In 1904 the Ubsdell family built a large house to the north of the fish pond at Fernhill. The driving force behind this development was Mrs Genevieve Ubsdell and American heiress. The house was named Great Ballard and can be seen located at the top of the 1909 map. They also built three large houses in Kennard Road called Idelwild, Brooklyn and Grey Gables. Only the latter survives today. After the First World War the Ubsdell family moved out of the main building and it was rented by a school which took the name of Great Ballard Preparatory School. They remained in residence until 1940 when the building and grounds were commandeered by the army and used throughout the war.
Genevieve Ubsdell’s youngest son Lt Col. Thurlow Richardson Ubsdell had moved to Great Ballard Lodge in 1939. He gave Great Ballard Lake to the local authority with a restrictive covenant against any form of development. Just before his death the family refused to agree with the authority suggesting that it should be filled in.
In 1946 Edinburgh House School for boys took over the lease. After the merger with Fernhill Manor School this building remained a school and eventually the Fernhill Manor site was sold and is now used for houses and the Manor House for flats.
In 1919 two ladies, Miss Clarke and Miss Macnamara relocated their girls school from a house called Branksome in Ashley Road, to the Manor House.

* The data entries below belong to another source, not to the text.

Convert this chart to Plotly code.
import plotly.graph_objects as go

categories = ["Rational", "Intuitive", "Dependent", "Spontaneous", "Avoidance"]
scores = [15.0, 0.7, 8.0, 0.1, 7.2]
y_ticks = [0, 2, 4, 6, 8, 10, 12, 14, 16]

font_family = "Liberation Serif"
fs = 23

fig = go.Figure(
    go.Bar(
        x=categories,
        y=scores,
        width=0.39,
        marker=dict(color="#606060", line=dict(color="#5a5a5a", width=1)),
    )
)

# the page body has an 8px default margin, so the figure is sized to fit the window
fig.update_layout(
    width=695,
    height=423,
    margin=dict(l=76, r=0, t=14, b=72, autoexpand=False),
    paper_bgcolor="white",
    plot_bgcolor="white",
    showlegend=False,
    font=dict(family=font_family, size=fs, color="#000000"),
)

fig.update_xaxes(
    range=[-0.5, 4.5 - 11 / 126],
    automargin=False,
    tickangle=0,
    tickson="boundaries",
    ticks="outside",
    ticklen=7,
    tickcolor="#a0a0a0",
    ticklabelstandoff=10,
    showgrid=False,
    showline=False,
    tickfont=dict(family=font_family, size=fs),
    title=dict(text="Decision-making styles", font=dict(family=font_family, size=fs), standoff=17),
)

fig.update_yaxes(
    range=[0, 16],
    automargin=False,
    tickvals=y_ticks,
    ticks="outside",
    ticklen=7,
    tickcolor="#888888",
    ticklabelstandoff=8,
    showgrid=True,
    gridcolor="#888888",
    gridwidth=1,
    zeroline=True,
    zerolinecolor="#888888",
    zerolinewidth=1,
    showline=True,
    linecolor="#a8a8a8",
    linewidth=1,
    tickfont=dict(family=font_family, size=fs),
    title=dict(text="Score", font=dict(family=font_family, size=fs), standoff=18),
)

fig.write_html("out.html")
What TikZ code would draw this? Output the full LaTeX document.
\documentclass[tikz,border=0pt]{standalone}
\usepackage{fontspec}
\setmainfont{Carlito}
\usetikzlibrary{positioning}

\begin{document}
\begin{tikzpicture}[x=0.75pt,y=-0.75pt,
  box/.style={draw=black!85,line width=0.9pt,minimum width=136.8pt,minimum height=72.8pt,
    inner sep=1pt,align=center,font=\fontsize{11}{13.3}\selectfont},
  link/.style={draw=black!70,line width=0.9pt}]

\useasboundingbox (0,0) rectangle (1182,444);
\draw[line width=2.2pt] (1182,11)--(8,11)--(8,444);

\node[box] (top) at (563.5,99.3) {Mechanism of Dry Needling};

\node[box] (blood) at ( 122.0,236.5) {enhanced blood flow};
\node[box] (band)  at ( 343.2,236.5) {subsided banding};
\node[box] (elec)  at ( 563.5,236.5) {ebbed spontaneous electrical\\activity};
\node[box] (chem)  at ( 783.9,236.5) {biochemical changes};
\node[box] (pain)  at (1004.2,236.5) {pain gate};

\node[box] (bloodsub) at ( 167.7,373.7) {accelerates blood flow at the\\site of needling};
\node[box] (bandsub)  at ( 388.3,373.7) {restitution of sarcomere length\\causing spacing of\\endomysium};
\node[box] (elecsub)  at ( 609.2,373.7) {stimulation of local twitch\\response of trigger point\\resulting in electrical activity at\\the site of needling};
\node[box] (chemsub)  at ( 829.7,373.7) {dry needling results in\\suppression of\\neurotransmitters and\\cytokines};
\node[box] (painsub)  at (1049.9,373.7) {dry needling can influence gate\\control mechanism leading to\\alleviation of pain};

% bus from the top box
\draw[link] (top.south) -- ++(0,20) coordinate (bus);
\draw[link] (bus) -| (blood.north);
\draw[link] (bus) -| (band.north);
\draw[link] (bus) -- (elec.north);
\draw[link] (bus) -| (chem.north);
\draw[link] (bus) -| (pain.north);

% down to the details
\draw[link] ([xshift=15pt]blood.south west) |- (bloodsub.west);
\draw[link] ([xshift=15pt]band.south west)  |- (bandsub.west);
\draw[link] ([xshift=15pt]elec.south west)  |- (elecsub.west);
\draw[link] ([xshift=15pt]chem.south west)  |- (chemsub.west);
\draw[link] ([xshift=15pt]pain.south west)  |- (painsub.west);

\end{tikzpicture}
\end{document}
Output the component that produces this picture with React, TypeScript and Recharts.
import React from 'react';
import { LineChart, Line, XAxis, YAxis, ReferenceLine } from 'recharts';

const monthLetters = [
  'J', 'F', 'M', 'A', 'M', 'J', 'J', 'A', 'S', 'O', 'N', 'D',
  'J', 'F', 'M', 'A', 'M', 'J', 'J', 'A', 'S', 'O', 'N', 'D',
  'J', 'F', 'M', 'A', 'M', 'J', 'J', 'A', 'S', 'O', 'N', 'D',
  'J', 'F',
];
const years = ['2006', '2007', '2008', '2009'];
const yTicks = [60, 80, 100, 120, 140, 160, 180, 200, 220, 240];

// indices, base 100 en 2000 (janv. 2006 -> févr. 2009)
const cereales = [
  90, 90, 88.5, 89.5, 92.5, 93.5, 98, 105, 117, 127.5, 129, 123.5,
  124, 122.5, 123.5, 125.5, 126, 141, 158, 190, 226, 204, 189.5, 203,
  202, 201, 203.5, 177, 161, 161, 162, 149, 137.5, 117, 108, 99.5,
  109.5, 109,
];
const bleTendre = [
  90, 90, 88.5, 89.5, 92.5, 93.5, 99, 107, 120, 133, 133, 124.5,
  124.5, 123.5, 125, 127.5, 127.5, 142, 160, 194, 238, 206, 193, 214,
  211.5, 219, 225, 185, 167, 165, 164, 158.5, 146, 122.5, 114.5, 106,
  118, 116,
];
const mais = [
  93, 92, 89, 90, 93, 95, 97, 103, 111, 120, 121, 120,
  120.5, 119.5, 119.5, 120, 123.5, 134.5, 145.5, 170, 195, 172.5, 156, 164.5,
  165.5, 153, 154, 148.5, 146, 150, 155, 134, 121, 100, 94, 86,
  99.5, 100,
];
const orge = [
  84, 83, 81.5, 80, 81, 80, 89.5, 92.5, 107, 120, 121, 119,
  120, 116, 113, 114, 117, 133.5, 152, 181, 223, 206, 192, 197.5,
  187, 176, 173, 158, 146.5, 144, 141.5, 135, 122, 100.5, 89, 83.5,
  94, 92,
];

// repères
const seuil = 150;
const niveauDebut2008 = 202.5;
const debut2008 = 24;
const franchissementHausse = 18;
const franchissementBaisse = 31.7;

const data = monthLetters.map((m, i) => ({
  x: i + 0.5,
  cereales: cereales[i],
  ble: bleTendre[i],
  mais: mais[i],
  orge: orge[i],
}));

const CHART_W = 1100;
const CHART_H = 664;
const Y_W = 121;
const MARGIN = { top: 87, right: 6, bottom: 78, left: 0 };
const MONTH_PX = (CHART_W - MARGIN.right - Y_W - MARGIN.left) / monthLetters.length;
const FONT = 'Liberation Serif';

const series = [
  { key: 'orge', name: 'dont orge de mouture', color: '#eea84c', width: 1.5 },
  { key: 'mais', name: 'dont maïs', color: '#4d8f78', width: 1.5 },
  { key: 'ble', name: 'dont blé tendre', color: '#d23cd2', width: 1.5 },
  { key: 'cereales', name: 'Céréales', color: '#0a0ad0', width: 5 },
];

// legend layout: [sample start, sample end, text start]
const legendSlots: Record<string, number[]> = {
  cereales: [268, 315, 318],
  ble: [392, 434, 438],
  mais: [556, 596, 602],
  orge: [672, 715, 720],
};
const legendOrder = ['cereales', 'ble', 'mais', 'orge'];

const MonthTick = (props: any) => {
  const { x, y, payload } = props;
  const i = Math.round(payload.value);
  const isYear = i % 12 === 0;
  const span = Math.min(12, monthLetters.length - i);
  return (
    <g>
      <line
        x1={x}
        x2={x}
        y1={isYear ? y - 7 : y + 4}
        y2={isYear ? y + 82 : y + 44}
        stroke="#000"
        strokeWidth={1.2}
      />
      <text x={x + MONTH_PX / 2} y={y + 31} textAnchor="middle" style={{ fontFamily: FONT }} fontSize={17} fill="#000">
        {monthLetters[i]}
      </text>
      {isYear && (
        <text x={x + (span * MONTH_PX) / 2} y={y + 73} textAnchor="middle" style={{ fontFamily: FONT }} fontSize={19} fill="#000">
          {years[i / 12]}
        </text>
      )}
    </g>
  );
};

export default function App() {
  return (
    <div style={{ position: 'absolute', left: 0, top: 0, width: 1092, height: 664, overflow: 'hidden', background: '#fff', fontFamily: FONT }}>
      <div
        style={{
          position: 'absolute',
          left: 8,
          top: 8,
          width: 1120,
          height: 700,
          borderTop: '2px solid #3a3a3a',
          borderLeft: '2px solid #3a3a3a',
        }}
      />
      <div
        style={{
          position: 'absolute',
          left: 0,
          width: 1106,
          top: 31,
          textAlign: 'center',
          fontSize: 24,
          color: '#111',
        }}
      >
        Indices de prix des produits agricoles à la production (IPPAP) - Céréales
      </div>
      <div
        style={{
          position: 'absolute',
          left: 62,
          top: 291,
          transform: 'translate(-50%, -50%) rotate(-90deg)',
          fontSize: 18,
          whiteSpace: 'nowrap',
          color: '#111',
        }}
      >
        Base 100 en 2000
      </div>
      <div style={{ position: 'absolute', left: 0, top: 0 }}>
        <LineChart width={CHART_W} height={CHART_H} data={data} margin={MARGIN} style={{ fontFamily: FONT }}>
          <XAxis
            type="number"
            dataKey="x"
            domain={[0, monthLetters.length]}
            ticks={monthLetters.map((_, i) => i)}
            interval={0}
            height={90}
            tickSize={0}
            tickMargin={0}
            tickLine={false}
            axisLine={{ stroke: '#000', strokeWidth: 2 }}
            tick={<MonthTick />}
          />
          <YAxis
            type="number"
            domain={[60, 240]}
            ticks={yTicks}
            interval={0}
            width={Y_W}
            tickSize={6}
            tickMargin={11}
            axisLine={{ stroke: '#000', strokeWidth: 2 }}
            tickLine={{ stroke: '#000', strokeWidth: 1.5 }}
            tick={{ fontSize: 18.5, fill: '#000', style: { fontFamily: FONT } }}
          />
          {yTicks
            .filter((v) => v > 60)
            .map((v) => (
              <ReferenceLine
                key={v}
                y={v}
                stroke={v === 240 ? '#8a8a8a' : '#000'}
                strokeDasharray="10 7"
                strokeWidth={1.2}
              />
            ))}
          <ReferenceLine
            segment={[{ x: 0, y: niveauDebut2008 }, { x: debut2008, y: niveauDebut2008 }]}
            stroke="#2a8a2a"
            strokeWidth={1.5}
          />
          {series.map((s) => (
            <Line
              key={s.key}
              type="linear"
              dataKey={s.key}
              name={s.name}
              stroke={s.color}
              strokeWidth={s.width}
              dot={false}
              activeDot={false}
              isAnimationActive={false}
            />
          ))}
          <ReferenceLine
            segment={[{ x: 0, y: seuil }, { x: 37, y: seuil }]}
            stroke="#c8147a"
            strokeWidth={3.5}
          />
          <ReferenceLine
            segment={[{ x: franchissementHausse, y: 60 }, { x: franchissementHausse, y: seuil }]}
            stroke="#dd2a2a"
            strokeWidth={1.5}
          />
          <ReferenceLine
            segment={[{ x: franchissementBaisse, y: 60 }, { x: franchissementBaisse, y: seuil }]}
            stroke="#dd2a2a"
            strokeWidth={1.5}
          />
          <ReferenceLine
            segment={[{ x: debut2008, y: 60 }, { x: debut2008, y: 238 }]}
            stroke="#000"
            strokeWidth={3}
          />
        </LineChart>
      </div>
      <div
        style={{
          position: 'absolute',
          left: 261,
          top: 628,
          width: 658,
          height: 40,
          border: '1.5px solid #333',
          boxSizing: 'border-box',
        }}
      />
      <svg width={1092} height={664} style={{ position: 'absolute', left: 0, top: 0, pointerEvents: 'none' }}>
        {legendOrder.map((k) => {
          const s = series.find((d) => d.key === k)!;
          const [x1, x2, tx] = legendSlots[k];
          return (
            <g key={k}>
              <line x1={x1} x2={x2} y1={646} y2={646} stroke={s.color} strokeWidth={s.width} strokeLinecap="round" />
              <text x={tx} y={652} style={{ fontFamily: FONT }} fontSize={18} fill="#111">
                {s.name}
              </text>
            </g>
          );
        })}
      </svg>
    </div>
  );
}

The school was renamed Fernhill Manor it later merged with the nearby Edinburgh House school and together they became the Ballard Schools in 1995.
Fernhill Manor House is now divided into flats. Some fragments of the Fernhill Manor estate still survive with Ballard Lake and the nearby water meadow being popular recreation areas for Miltonians. The below postcard image of the lake is circa 1905.
The Fernhill Manor estate area has played an important part in the history of Milton Parish over many centuries and will continue to do so for many years to come.